The firm, Gemesis Diamond Co., remains in business. But it's doing it out of a new office, still in east Manatee County. Plus, CEO Stephen Lux, who ran the company since November 2006, resigned just before Christmas.

Martin DeRoy, vice president of marketing at Gemesis, deferred questions to the firm's marketing company, Raleigh, N.C.-based French/West/Vaughan. DeRoy declined to comment on who the new top executive is at Gemesis or any change in the company's ownership structure. Lux, through Jan. 29, was still listed as a top officer/director for Gemesis on the Florida Department of State Division of Corporations website.

Officials with French/West/Vaughan didn't respond to written questions or phone calls for comment. DeRoy, in a statement released by French/West/Vaughan when Lux resigned Dec. 20, says “2012 has been a very exciting year of growth and learning for Gemesis. We have aligned our operations and increased marketing following a wonderful response from consumers for lab-grown diamonds.”

The company's website, further, alludes to what potentially could be a big departure from the past, when it focused sales efforts on wholesalers in the diamond industry. The new approach is retail and consumer centric, with a bridal portal and an online wish list.
The promise of Gemesis has nonetheless long outweighed sales.

The company once operated out of a 60,000-square-foot facility in Lakewood Ranch. That's where its machines replicate the conditions under which diamonds are created in nature. The machines apply about 850,000 pounds of pressure per square inch and extreme heat to a tiny synthetic or diamond.

That location is also where, in 2007, Gemesis held a much-celebrated groundbreaking.
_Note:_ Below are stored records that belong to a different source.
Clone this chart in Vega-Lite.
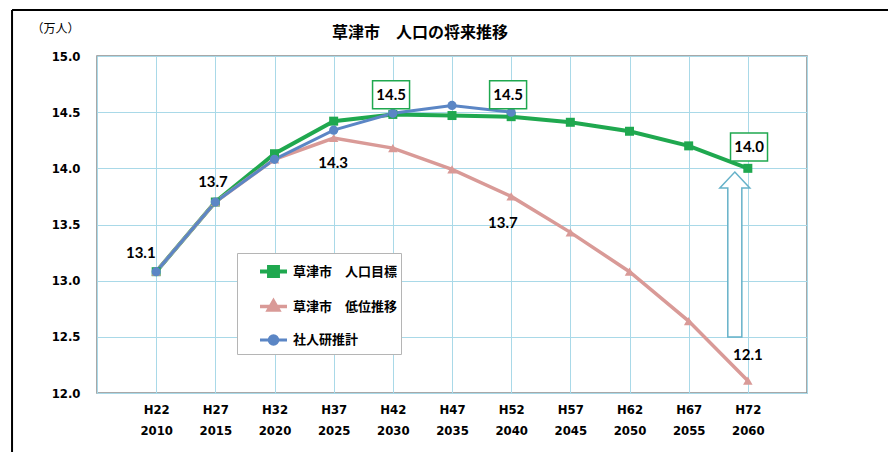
{
  "$schema": "https://vega.github.io/schema/vega-lite/v6.json",
  "autosize": "none",
  "width": 710,
  "height": 337,
  "padding": {"left": 97, "top": 56, "right": 81, "bottom": 59},
  "background": "white",
  "config": {
    "view": {"stroke": "#8c8c8c", "strokeWidth": 1.5},
    "font": "Noto Sans CJK JP"
  },
  "title": {
    "text": "草津市　人口の将来推移",
    "font": "Noto Sans CJK JP",
    "fontSize": 16,
    "fontWeight": "bold",
    "color": "#000000",
    "anchor": "middle",
    "dx": -32,
    "offset": -32
  },
  "datasets": {
    "pop": [
      {"year": 2010, "series": "草津市　人口目標", "value": 13.08},
      {"year": 2015, "series": "草津市　人口目標", "value": 13.70},
      {"year": 2020, "series": "草津市　人口目標", "value": 14.13},
      {"year": 2025, "series": "草津市　人口目標", "value": 14.42},
      {"year": 2030, "series": "草津市　人口目標", "value": 14.48},
      {"year": 2035, "series": "草津市　人口目標", "value": 14.47},
      {"year": 2040, "series": "草津市　人口目標", "value": 14.46},
      {"year": 2045, "series": "草津市　人口目標", "value": 14.41},
      {"year": 2050, "series": "草津市　人口目標", "value": 14.33},
      {"year": 2055, "series": "草津市　人口目標", "value": 14.20},
      {"year": 2060, "series": "草津市　人口目標", "value": 14.00},
      {"year": 2010, "series": "草津市　低位推移", "value": 13.08},
      {"year": 2015, "series": "草津市　低位推移", "value": 13.70},
      {"year": 2020, "series": "草津市　低位推移", "value": 14.08},
      {"year": 2025, "series": "草津市　低位推移", "value": 14.27},
      {"year": 2030, "series": "草津市　低位推移", "value": 14.18},
      {"year": 2035, "series": "草津市　低位推移", "value": 13.99},
      {"year": 2040, "series": "草津市　低位推移", "value": 13.75},
      {"year": 2045, "series": "草津市　低位推移", "value": 13.43},
      {"year": 2050, "series": "草津市　低位推移", "value": 13.08},
      {"year": 2055, "series": "草津市　低位推移", "value": 12.64},
      {"year": 2060, "series": "草津市　低位推移", "value": 12.11},
      {"year": 2010, "series": "社人研推計", "value": 13.08},
      {"year": 2015, "series": "社人研推計", "value": 13.70},
      {"year": 2020, "series": "社人研推計", "value": 14.08},
      {"year": 2025, "series": "社人研推計", "value": 14.34},
      {"year": 2030, "series": "社人研推計", "value": 14.49},
      {"year": 2035, "series": "社人研推計", "value": 14.56},
      {"year": 2040, "series": "社人研推計", "value": 14.50}
    ],
    "labels": [
      {"year": 2008.7, "value": 13.25, "text": "13.1", "boxed": false},
      {"year": 2014.8, "value": 13.88, "text": "13.7", "boxed": false},
      {"year": 2024.95, "value": 14.05, "text": "14.3", "boxed": false},
      {"year": 2029.85, "value": 14.655, "text": "14.5", "boxed": true},
      {"year": 2039.74, "value": 14.655, "text": "14.5", "boxed": true},
      {"year": 2039.3, "value": 13.51, "text": "13.7", "boxed": false},
      {"year": 2060.1, "value": 14.19, "text": "14.0", "boxed": true},
      {"year": 2060.0, "value": 12.34, "text": "12.1", "boxed": false}
    ]
  },
  "layer": [
    {
      "data": {"values": [{}]},
      "mark": {"type": "rule", "color": "#000000", "strokeWidth": 2, "clip": false},
      "encoding": {
        "x": {"datum": 1997.82, "type": "quantitative", "scale": {"domain": [2005, 2065], "nice": false, "zero": false}},
        "x2": {"datum": 2080},
        "y": {"datum": 15.41, "type": "quantitative", "scale": {"domain": [12, 15], "nice": false, "zero": false}}
      }
    },
    {
      "data": {"values": [{}]},
      "mark": {"type": "rule", "color": "#000000", "strokeWidth": 2, "clip": false},
      "encoding": {
        "x": {"datum": 1997.82, "type": "quantitative"},
        "y": {"datum": 15.41, "type": "quantitative"},
        "y2": {"datum": 11.0}
      }
    },
    {
      "data": {"values": [{}]},
      "mark": {
        "type": "point",
        "filled": true,
        "fill": "white",
        "stroke": "#66b2c9",
        "strokeWidth": 1.5,
        "opacity": 1,
        "size": 27225,
        "shape": "M0,-1L0.182,-0.806L0.085,-0.806L0.085,1L-0.085,1L-0.085,-0.806L-0.182,-0.806Z"
      },
      "encoding": {
        "x": {"datum": 2058.9, "type": "quantitative"},
        "y": {"datum": 13.233, "type": "quantitative"}
      }
    },
    {
      "data": {"name": "pop"},
      "mark": {"type": "line"},
      "encoding": {
        "x": {
          "field": "year",
          "type": "quantitative",
          "scale": {"domain": [2005, 2065], "nice": false, "zero": false},
          "axis": {
            "values": [2005, 2010, 2015, 2020, 2025, 2030, 2035, 2040, 2045, 2050, 2055, 2060, 2065],
            "labelExpr": "datum.value == 2005 || datum.value == 2065 ? '' : ['H' + (datum.value - 1988), '' + datum.value]",
            "title": null,
            "grid": true,
            "gridColor": "#a9d9e8",
            "gridWidth": 1,
            "domain": false,
            "ticks": false,
            "labelFont": "Liberation Sans Narrow, DejaVu Sans Condensed, sans-serif",
            "labelFontSize": 13,
            "labelFontWeight": "bold",
            "labelColor": "#000000",
            "labelPadding": 10,
            "labelLineHeight": 21,
            "labelFlush": false,
            "labelOverlap": false
          }
        },
        "y": {
          "field": "value",
          "type": "quantitative",
          "scale": {"domain": [12, 15], "nice": false, "zero": false},
          "axis": {
            "values": [12, 12.5, 13, 13.5, 14, 14.5, 15],
            "format": ".1f",
            "title": "（万人）",
            "titleAngle": 0,
            "titleX": -42,
            "titleY": -28,
            "titleAlign": "center",
            "titleBaseline": "middle",
            "titleFont": "Noto Sans CJK JP",
            "titleFontSize": 12,
            "titleFontWeight": "normal",
            "titleColor": "#000000",
            "grid": true,
            "gridColor": "#a9d9e8",
            "gridWidth": 1,
            "domain": false,
            "ticks": false,
            "labelFont": "Liberation Sans Narrow, DejaVu Sans Condensed, sans-serif",
            "labelFontSize": 13,
            "labelFontWeight": "bold",
            "labelColor": "#000000",
            "labelPadding": 17,
            "labelFlush": false,
            "labelOverlap": false
          }
        },
        "color": {
          "field": "series",
          "type": "nominal",
          "scale": {
            "domain": ["草津市　人口目標", "草津市　低位推移", "社人研推計"],
            "range": ["#1fa84f", "#d99a97", "#5b86c5"]
          },
          "legend": {
            "orient": "none",
            "legendX": 140,
            "legendY": 197,
            "title": null,
            "padding": 3,
            "fillColor": "white",
            "strokeColor": "#b5b5b5",
            "symbolSize": 729,
            "symbolType": "M-1,0H1",
            "symbolStrokeWidth": 3,
            "symbolOffset": 18,
            "labelOffset": 4,
            "rowPadding": 7,
            "labelFont": "Noto Sans CJK JP",
            "labelFontSize": 13,
            "labelFontWeight": "bold",
            "labelColor": "#000000",
            "labelLimit": 300,
            "labelExpr": "datum.label + '　　'",
            "encode": {
              "symbols": {
                "update": {
                  "shape": {"signal": "datum.value === '草津市　人口目標' ? 'M-1,0H1M-0.33,-0.33H0.33V0.33H-0.33Z' : datum.value === '草津市　低位推移' ? 'M-1,0H1M0,-0.4L0.38,0.26L-0.38,0.26Z' : 'M-1,0H1M-0.32,0A0.32,0.32 0 1,0 0.32,0A0.32,0.32 0 1,0 -0.32,0Z'"},
                  "fill": {"signal": "datum.value === '草津市　人口目標' ? '#1fa84f' : datum.value === '草津市　低位推移' ? '#d99a97' : '#5b86c5'"},
                  "stroke": {"signal": "datum.value === '草津市　人口目標' ? '#1fa84f' : datum.value === '草津市　低位推移' ? '#d99a97' : '#5b86c5'"},
                  "strokeWidth": {"value": 3},
                  "opacity": {"value": 1},
                  "fillOpacity": {"value": 1}
                }
              }
            }
          }
        },
        "strokeWidth": {
          "field": "series",
          "type": "nominal",
          "scale": {"domain": ["草津市　人口目標", "草津市　低位推移", "社人研推計"], "range": [4, 3, 2.5]},
          "legend": null
        }
      }
    },
    {
      "data": {"name": "pop"},
      "transform": [{"filter": "datum.series === '草津市　人口目標'"}],
      "mark": {"type": "point", "filled": true, "opacity": 1, "size": 81, "shape": "square"},
      "encoding": {
        "x": {"field": "year", "type": "quantitative"},
        "y": {"field": "value", "type": "quantitative"},
        "color": {"field": "series", "type": "nominal"}
      }
    },
    {
      "data": {"name": "pop"},
      "transform": [{"filter": "datum.series === '草津市　低位推移'"}],
      "mark": {"type": "point", "filled": true, "opacity": 1, "size": 90, "shape": "triangle-up"},
      "encoding": {
        "x": {"field": "year", "type": "quantitative"},
        "y": {"field": "value", "type": "quantitative"},
        "color": {"field": "series", "type": "nominal"}
      }
    },
    {
      "data": {"name": "pop"},
      "transform": [{"filter": "datum.series === '社人研推計'"}],
      "mark": {"type": "point", "filled": true, "opacity": 1, "size": 85, "shape": "circle"},
      "encoding": {
        "x": {"field": "year", "type": "quantitative"},
        "y": {"field": "value", "type": "quantitative"},
        "color": {"field": "series", "type": "nominal"}
      }
    },
    {
      "data": {"name": "labels"},
      "transform": [{"filter": "datum.boxed"}],
      "mark": {
        "type": "point",
        "filled": true,
        "fill": "white",
        "stroke": "#1fa84f",
        "strokeWidth": 1.5,
        "opacity": 1,
        "size": 1369,
        "shape": "M-1,-0.757H1V0.757H-1Z"
      },
      "encoding": {
        "x": {"field": "year", "type": "quantitative"},
        "y": {"field": "value", "type": "quantitative"}
      }
    },
    {
      "data": {"name": "labels"},
      "mark": {
        "type": "text",
        "font": "Lato",
        "fontSize": 15,
        "fontWeight": "bold",
        "color": "#000000",
        "align": "center",
        "baseline": "middle"
      },
      "encoding": {
        "x": {"field": "year", "type": "quantitative"},
        "y": {"field": "value", "type": "quantitative"},
        "text": {"field": "text"}
      }
    }
  ]
}
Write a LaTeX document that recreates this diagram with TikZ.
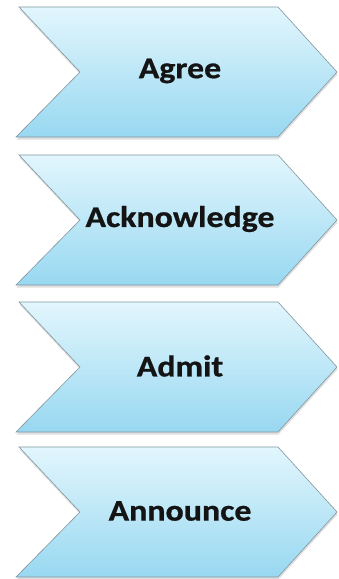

The reason: It planned to build a 31,000-square-foot expansion to meet expected increased demand.

Then, in summer 2011, the company left that building and moved into another one nearby with less than 25,000 square feet. Lux, at the time, said the new location was “more adequately sized for our business.”

Gemesis, which hasn't disclosed sales figures, has taken more hits of late.

For one, in a December article in JCK Magazine, a jewelry industry trade publication, Lux says he left the company partially because of internal distractions. The Business Observer couldn't reach Lux for comment.

The same publication, formally called Jewelers' Circular Keystone, also reported that diamond entrepreneur Jatin Mehta bought out most of the Gemesis shareholders in October. Metha was an official with Mumbai-based Winsome Diamonds through last November, according to public filings.